The four-time All-Star said Sunday he’s not going to speculate on his future but will focus instead on his team’s present.

“I have to pick up the slack that’s there,” Mitchell said, quoted in an Athletic story by Joe Vardon, another veteran of Cleveland sports coverage. “That’s kind of my job. … When he (Garland) is not there, it’s my job to go out and fill that void. I can’t do everything, but like I said, we’ll do it as a collective. At the end of the day, he’s an All-Star guard. We came here and made this for us to be together, so it’s definitely not an oh, me versus him. That’s my brother, that’s my dog.

“It’s unfortunate that for two years, there’s been freak accidents that are out of his control,” Mitchell added. “I’m just going to continue to play the way I play until he gets back. The only way we make this push is if we’re together on the floor. It doesn’t happen if it’s just one of us.”

Despite that, Windhorst said that while there could be a number of suitors beyond the two New York teams and Miami — “A lot of teams are somewhere in that morass between four and 10 and looking for someway to differentiate themselves. a way to catch a rhythm, catch fire” — the real number would be discounted because there presumably are only a few the 27-year-old would consider signing with in an extension.

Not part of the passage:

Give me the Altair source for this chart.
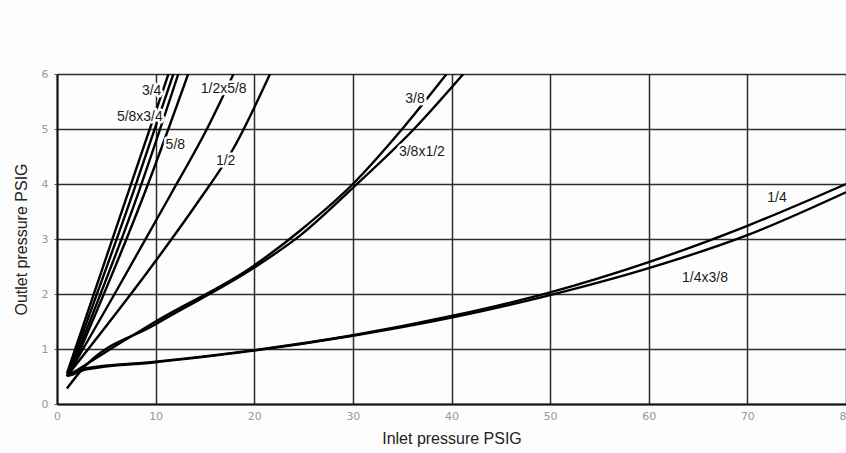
import altair as alt
import pandas as pd

# ---- data ----
x_ticks = [0, 10, 20, 30, 40, 50, 60, 70, 80]
y_ticks = [0, 1, 2, 3, 4, 5, 6]

c34_x = [1.0, 7.3, 11.3]
c34_y = [0.55, 3.89, 6.0]

c58x34a_x = [1.0, 7.8, 11.8]
c58x34a_y = [0.5, 3.89, 6.0]

c58x34b_x = [1.1, 8.35, 12.3]
c58x34b_y = [0.5, 3.89, 6.0]

c58_x = [1.2, 9.0, 13.3]
c58_y = [0.5, 3.89, 6.0]

c12x58_x = [1.2, 6.0, 11.5, 15.2, 17.9]
c12x58_y = [0.55, 2.05, 3.8, 5.0, 6.0]

c12_x = [1.2, 10.0, 14.2, 17.9, 21.6]
c12_y = [0.55, 2.6, 3.65, 4.65, 6.0]

c38_x = [1.2, 2.5, 10.0, 20.0, 24.7, 30.0, 35.0, 39.5]
c38_y = [0.52, 0.67, 1.5, 2.52, 3.16, 4.0, 5.0, 6.0]

c38x12_x = [1.0, 2.5, 10.0, 20.0, 24.7, 30.0, 36.2, 41.2]
c38x12_y = [0.28, 0.62, 1.45, 2.48, 3.07, 3.93, 5.0, 6.0]

c14_x = [1.3, 3.0, 10.0, 20.0, 30.0, 40.0, 50.0, 60.0, 70.0, 80.0]
c14_y = [0.55, 0.65, 0.77, 0.98, 1.25, 1.6, 2.03, 2.58, 3.24, 4.0]

c14x38_x = [1.4, 3.0, 10.0, 20.0, 30.0, 40.0, 50.0, 60.0, 70.0, 80.0]
c14x38_y = [0.52, 0.63, 0.76, 0.97, 1.24, 1.57, 1.98, 2.47, 3.07, 3.85]

label_text = ["3/4", "5/8x3/4", "5/8", "1/2x5/8", "1/2", "3/8", "3/8x1/2", "1/4", "1/4x3/8"]
label_x = [9.6, 8.4, 12.0, 16.9, 17.1, 36.3, 37.0, 73.0, 65.7]
label_y = [5.69, 5.22, 4.71, 5.73, 4.42, 5.55, 4.58, 3.75, 2.29]

curves = [
    ("3/4", c34_x, c34_y),
    ("5/8x3/4 a", c58x34a_x, c58x34a_y),
    ("5/8x3/4 b", c58x34b_x, c58x34b_y),
    ("5/8", c58_x, c58_y),
    ("1/2x5/8", c12x58_x, c12x58_y),
    ("1/2", c12_x, c12_y),
    ("3/8", c38_x, c38_y),
    ("3/8x1/2", c38x12_x, c38x12_y),
    ("1/4", c14_x, c14_y),
    ("1/4x3/8", c14x38_x, c14x38_y),
]

rows = []
for name, xs, ys in curves:
    for xv, yv in zip(xs, ys):
        rows.append({"series": name, "inlet": xv, "outlet": yv})
df = pd.DataFrame(rows)

lab = pd.DataFrame({"text": label_text, "inlet": label_x, "outlet": label_y})

x_scale = alt.Scale(domain=[0, 80], nice=False, zero=False)
y_scale = alt.Scale(domain=[0, 6], nice=False)

x_enc = alt.X("inlet:Q", scale=x_scale, title="Inlet pressure PSIG",
              axis=alt.Axis(values=x_ticks, grid=True, labelFlush=False, ticks=False,
                            format="d", labelPadding=6, titlePadding=9))
y_enc = alt.Y("outlet:Q", scale=y_scale, title="Outlet pressure PSIG",
              axis=alt.Axis(values=y_ticks, grid=True, ticks=True, tickSize=3,
                            format="d", labelPadding=6, titlePadding=12))

lines = alt.Chart(df).mark_line(color="black", strokeWidth=2.4, interpolate="monotone",
                                clip=True).encode(
    x=x_enc, y=y_enc, detail="series:N"
)

halo = alt.Chart(lab).mark_text(fontSize=14, font="Liberation Sans", color="white",
                                stroke="white", strokeWidth=5, strokeJoin="round").encode(
    x="inlet:Q", y="outlet:Q", text="text:N"
)
texts = alt.Chart(lab).mark_text(fontSize=14, font="Liberation Sans", color="#1a1a1a").encode(
    x="inlet:Q", y="outlet:Q", text="text:N"
)

chart = alt.layer(lines, halo, texts).properties(
    width=789, height=330,
    autosize=alt.AutoSizeParams(type="none"),
    padding={"left": 57, "top": 74, "right": 0, "bottom": 49},
    background="#fdfdfd",
).configure_view(stroke=None).configure_axis(
    gridColor="#2e2e2e", gridWidth=1.5, gridOpacity=1,
    domainColor="#111111", domainWidth=2,
    tickColor="#555555",
    labelColor="#999999", labelFont="DejaVu Sans", labelFontSize=11,
    titleColor="#222222", titleFont="Liberation Sans", titleFontSize=16,
    titleFontWeight="normal",
)

chart.save("out.html", embed_options={"renderer": "svg", "actions": False})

No matter the number of suitors, Windhorst added, the Cavaliers will likely demand that the return be as good as what they gave up to get Mitchell in September 2022: on the order of two good young players (Collin Sexton and Lauri Markkanen,) three unprotected first rounders and two first round pick swaps. For a variety of reasons, Windhorst doesn’t think that’s possible now and that argues against a trade at the deadline.

“It’s gotta be a trade that puts you in the same spot or gets them a chance to get them back in the same spot because they’ve mortgaged their future. It’s kinda like the Nets a little bit,” he added. “The Nets don’t control their draft position. They have picked up assets in the Kyrie Irving and Kevin Durant trades, but the Nets cannot tank because they don’t control their draft...

“So, it’s very hard to find that trade, especially in mid-season, So to me, it absolutely viable to them to not trade Donovan Mitchell, stick with it, ride out the storm, the restorative value of the NBA season coming back ... and just say we don’t have to make a decision ... or trade Donovan Mitchell right now. If they did that, they’d be in a somewhat advantageous position .” said Windhorst noting with the possible exception of Zach LaVine, there is no superstar player likely to be available in the middle of this season.”

And a bidding would be likely. Again, though, Windhorst reiterated that he doesn’t believe the Cavaliers have made any decision about making Mitchell available, adding that on personal level, the architect of the Cavs roster, GM Koby Altman, may not yet want to fold the tent on his dream.